There is a famous anecdote about you and Hitchcock. When Hitchcock was making LIFEBOAT in 1944, the director felt that since the entire action of the film took place in a lifeboat, in the middle of the ocean, no music was necessary, where would the music come from? And you said, “Ask Mr. Hitchcock to explain where the cameras come from and I’ll tell him where the music comes from.”
I’ve sat in audiences where other people claimed. Roy Prendergast, one of the best- informed people, finally decided to find out who it was and found out that it was me. It’s a funny incident, but there’s the sheer arrogance. Another story: John Ford, an amazing tough guy, was once asked why he didn’t have more music in some pictures. He replied: “Listen, when I have a whole bunch of cowboys being chased by a whole bunch of Indians or vice versa, I don’t want the whole damn orchestra in there.” After all it’s ridiculous to say that. Music is a convention in film.

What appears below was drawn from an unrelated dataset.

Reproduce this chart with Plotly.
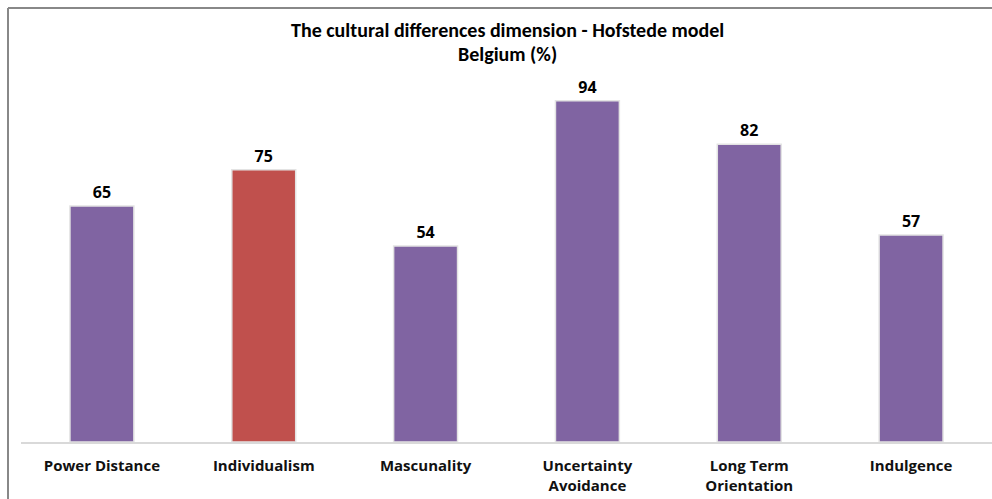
import plotly.graph_objects as go

categories = ["Power Distance", "Individualism", "Mascunality",
              "Uncertainty<br>Avoidance", "Long Term<br>Orientation", "Indulgence"]
values = [65, 75, 54, 94, 82, 57]
bar_colors = ["#8064A2", "#C0504D", "#8064A2", "#8064A2", "#8064A2", "#8064A2"]

W, H = 992, 499
L, R, T, B = 21, 0, 79, 57
pw, ph = W - L - R, H - T - B

def px_x(p):
    return (p - L) / pw

def px_y(p):
    return (H - B - p) / ph

title_font = "Carlito, Calibri, sans-serif"
body_font = "'Open Sans', sans-serif"

fig = go.Figure()
fig.add_trace(go.Bar(
    x=categories, y=values,
    marker=dict(color=bar_colors, line=dict(color="#e3e3e3", width=1.5)),
    width=0.395,
    text=["<b>%d</b>" % v for v in values], textposition="outside",
    textfont=dict(family=body_font, size=16, color="#000000"),
    cliponaxis=False,
))

fig.update_layout(
    width=W, height=H,
    margin=dict(l=L, r=R, t=T, b=B),
    paper_bgcolor="white", plot_bgcolor="white",
    showlegend=False,
    font=dict(family=body_font, color="#000000"),
    xaxis=dict(showgrid=False, showline=True, linecolor="#d9d9d9", linewidth=2,
               ticks="", tickfont=dict(family=body_font, size=15, color="#111111"),
               ticklabelstandoff=9,
               range=[-0.5, 5.5], fixedrange=True),
    yaxis=dict(range=[0, 100], showgrid=False, showticklabels=False, zeroline=False,
               showline=False, ticks=""),
    annotations=[
        dict(text="<b>The cultural differences dimension - Hofstede model</b>",
             xref="paper", yref="paper", x=0.5015, y=px_y(30), showarrow=False,
             font=dict(family=title_font, size=20, color="#000000"),
             xanchor="center", yanchor="middle"),
        dict(text="<b>Belgium (%)</b>",
             xref="paper", yref="paper", x=0.5015, y=px_y(54), showarrow=False,
             font=dict(family=title_font, size=20, color="#000000"),
             xanchor="center", yanchor="middle"),
    ],
    shapes=[
        dict(type="line", xref="paper", yref="paper",
             x0=px_x(8), x1=px_x(8), y0=px_y(499), y1=px_y(8),
             line=dict(color="#888888", width=2)),
        dict(type="line", xref="paper", yref="paper",
             x0=px_x(8), x1=px_x(992), y0=px_y(8), y1=px_y(8),
             line=dict(color="#888888", width=2)),
    ],
)
fig.update_xaxes(tickprefix="<b>", ticksuffix="</b>")

fig.write_html("out.html")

Have you written any concert works?
I’ve done some work for the Library of Congress. They gave me an award. Imagine an award by this prestigious organization which has given previous awards only to people like Bartok, Schoenberg, Shostakovich, and Stravinsky… I’ve written a book for them which was called ‘Wonderful Inventions’. But people keep asking me to write concert pieces from my film music, so I made a few and they played them.
Does a complete list of your film work exist?
No, I don’t have one; never wrote one, because I was always embarrassed. I never used to say anything about the Chaplin thing either, until I finally wrote and told the story at the instigation of Arthur Knight, the film critic. I’ve written several other articles since and some of them will be published by the Library of Congress in a memoir about George Gershwin. A lot of the scores I did originally were with Buttolph and Mockridge and we are not, always credited. For instance, I did about one third of THE BLUE BIRD. It’s an Al Newman score, but Al was busy working on 2 other pictures, so he gave me the themes and I wrote 3 or 4 reels and Buttolph wrote one reel, all based on Al’s material.
You’ve worked with Schoenberg…
I’ve actually written an article about that which was published in the Journal of the Schoenberg Institute. He was a wonderful, marvellous, very loving man. He was much more broadminded than most people thought he was. One time somebody was making disparaging remarks about Shostakovich and Schoenberg turned on him like a tiger and said: “Never speak like that about Shostakovich, he is a composer born.” He admired his music. Would you expect that? I would do lessons for him and I would sometimes show him the music I was doing and he was always very wonderful about it. And when I came to see him one day, he said: “What are you doing?” (Raksin imitates Schoenberg). I told him I had just been assigned to a picture about airplanes and he said: “You will not find an example in Schubert!” When we had finished the lesson and he was showing me out he said: “Like bees, only bigger”. He was charming. I used to play ping pong with him. He played pretty well and he played for blood. Much later I met him at a concert at UCLA and my wife and I were sitting next to him and he asked: “What are you doing?” I said: “Nothing that would justify the amount of time and work that you spent on me.” He looked at me as if I was a toad and he said: “LAURA! LAURA!” How the hell did he know LAURA, but he knew it and apparently he thought it was worth doing?
This week I’ve met 2 of the greatest film composers ever, Elmer Bernstein and you!
Elmer is one of my dearest friends. He is one of the most astonishing guys in the profession. For a while he got lost doing lousy pictures. Let me quote what Bernard Herrmann used to say: somebody once said to Benny: “Mr Herrmann, why do you do so many lousy pictures?” He turned and he said in that cranky voice of his: “Because if I didn’t do them, I would starve to death.”